Highly-touted film is creativity in motion.

It’s being billed as a top contender for the Academy Award for Best Picture, earned numerous SAG and Golden Globe nominations and has already garnered Critics Choice awards for Best Picture and Best Director. La La Land, (http://www.lalaland.movie/) directed by Damien Chazelle (who also directed Whiplash), takes us on a musical adventure in the city of big dreams, Los Angeles. From the opening dance sequence on a southern California freeway to a duet while floating among the stars, the entertainment never stops.

La La Land tells the story of two aspiring young artists who cross paths while stuck in a freeway traffic jam. Emma Stone plays a budding actress who has confidence issues, and Ryan Gosling is a struggling jazz musician who stubbornly refuses to sell out on his dream of owning his own jazz club. As their lives cross paths, the audience is taken along on their journey, with every joy and heartache the characters experience along the way.

The film is defined best by its dance sequences, which are both entertaining and magical, and the special effects add a fantasy-like charm. Stone and Gosling prove to be surprisingly good singers. If you enjoy the musicals from the golden age of the 1950s and 1960s, La La Land is certain to please you. I don’t want to spoil all the fun but you can watch the trailer here.

As Stone and Gosling’s goals begin to conflict with one another and their paths diverge, reality begins to settle in. Each came to LA with a vision for their career, which altered with each failed audition or as new opportunities arose. When confronted with each challenge, their characters re-assessed and questioned their paths. Just like in the real world

In one scene, for example, Gosling is approached by an old musical acquaintance (played by John Legend) who invites him to join his band. Gosling hesitates at first, but later changes his mind. As he stands up on stage playing music that runs counter to his jazz background, Stone and the movie audience is left wondering if he sold out on his dream. Or did he catch a glimpse of his own reality, that he would never open his own jazz club without a cash cow to support him? In relaxing his own stubborn stance on jazz, he opened up to an opportunity – as distasteful as it was — that gave him a path toward his dream.

Sound familiar?
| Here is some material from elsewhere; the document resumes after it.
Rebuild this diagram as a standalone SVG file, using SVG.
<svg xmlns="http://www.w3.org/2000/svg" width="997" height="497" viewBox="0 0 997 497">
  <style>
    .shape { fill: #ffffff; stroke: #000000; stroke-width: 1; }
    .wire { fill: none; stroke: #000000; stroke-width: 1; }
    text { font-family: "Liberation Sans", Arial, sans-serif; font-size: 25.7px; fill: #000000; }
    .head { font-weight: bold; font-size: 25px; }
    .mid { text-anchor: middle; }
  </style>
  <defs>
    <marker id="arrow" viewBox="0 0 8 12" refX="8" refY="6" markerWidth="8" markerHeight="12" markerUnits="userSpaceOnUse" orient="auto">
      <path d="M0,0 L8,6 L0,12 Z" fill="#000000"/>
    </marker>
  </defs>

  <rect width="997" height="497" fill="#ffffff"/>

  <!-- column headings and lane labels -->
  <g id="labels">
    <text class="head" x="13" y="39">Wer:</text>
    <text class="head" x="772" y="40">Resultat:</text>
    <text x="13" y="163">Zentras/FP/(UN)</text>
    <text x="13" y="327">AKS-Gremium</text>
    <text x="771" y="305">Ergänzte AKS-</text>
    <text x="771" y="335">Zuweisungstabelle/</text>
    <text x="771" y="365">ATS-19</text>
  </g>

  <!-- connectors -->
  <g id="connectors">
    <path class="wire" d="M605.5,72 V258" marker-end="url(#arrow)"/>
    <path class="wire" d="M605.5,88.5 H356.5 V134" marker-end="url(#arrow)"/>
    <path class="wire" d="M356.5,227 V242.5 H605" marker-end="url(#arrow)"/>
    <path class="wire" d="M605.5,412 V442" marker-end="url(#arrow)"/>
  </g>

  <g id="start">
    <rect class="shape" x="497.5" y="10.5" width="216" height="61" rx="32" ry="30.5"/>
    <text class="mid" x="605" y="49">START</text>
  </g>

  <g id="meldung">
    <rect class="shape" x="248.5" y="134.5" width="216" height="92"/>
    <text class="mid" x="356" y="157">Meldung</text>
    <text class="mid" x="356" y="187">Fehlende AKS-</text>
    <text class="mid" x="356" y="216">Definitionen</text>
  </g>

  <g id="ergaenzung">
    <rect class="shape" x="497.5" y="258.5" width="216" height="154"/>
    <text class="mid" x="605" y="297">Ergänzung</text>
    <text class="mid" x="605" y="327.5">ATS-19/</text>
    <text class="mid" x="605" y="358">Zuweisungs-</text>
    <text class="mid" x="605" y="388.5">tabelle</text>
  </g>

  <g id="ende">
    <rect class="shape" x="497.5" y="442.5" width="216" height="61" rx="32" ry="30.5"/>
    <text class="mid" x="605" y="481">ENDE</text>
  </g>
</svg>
How many of us as struggling artists or disgruntled business owners have found ourselves hitting the pavement in search of more steady, secure work. There is something to be said for security, especially when you come from nothing and are barely making ends meet. At those times, realism sets in; the fantasy has to be set aside for the time being.
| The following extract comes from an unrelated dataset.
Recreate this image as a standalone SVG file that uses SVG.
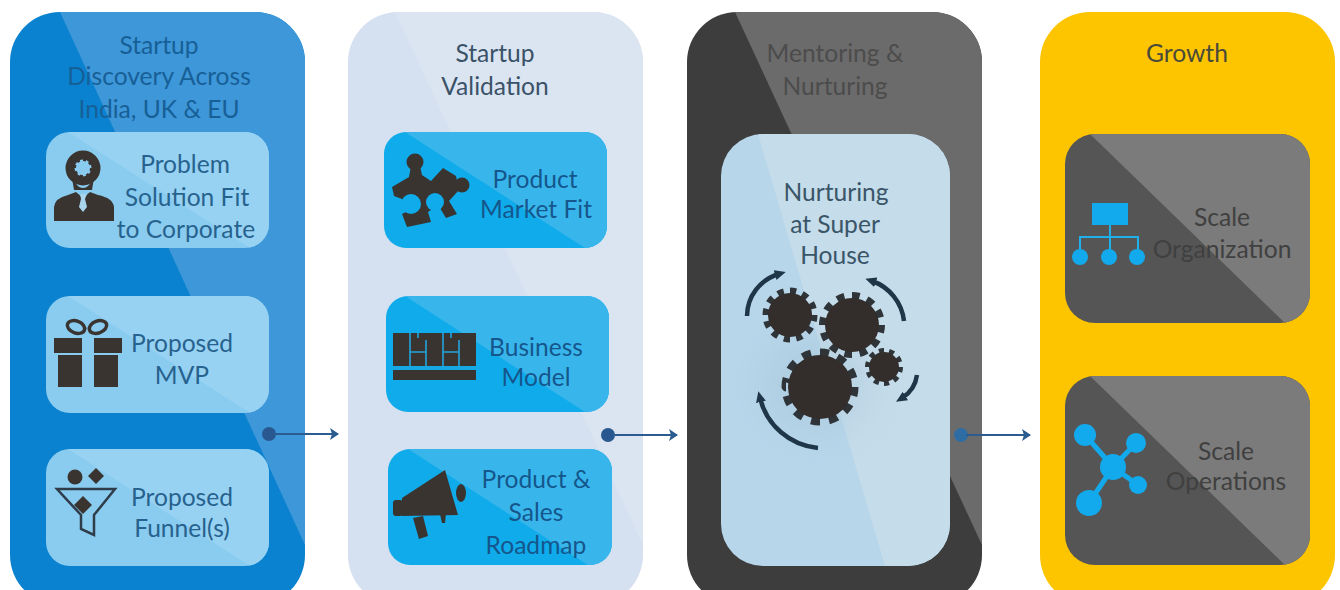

And that message may be both a strength and a weakness of La La Land. This film does such a wonderful job building the fantasy, creating dream sequences that transport us to an alternate reality, that it can be difficult to accept the harsh truth of reality when we come face to face with it. Many people may find the film’s ending a bit disappointing, a letdown after the joyous highs of the film. The truth is, it ended the only way it could.

Stone and Gosling do live happily ever after – just not in the way we expect. Reality can be difficult to accept when you’ve been living in La La Land.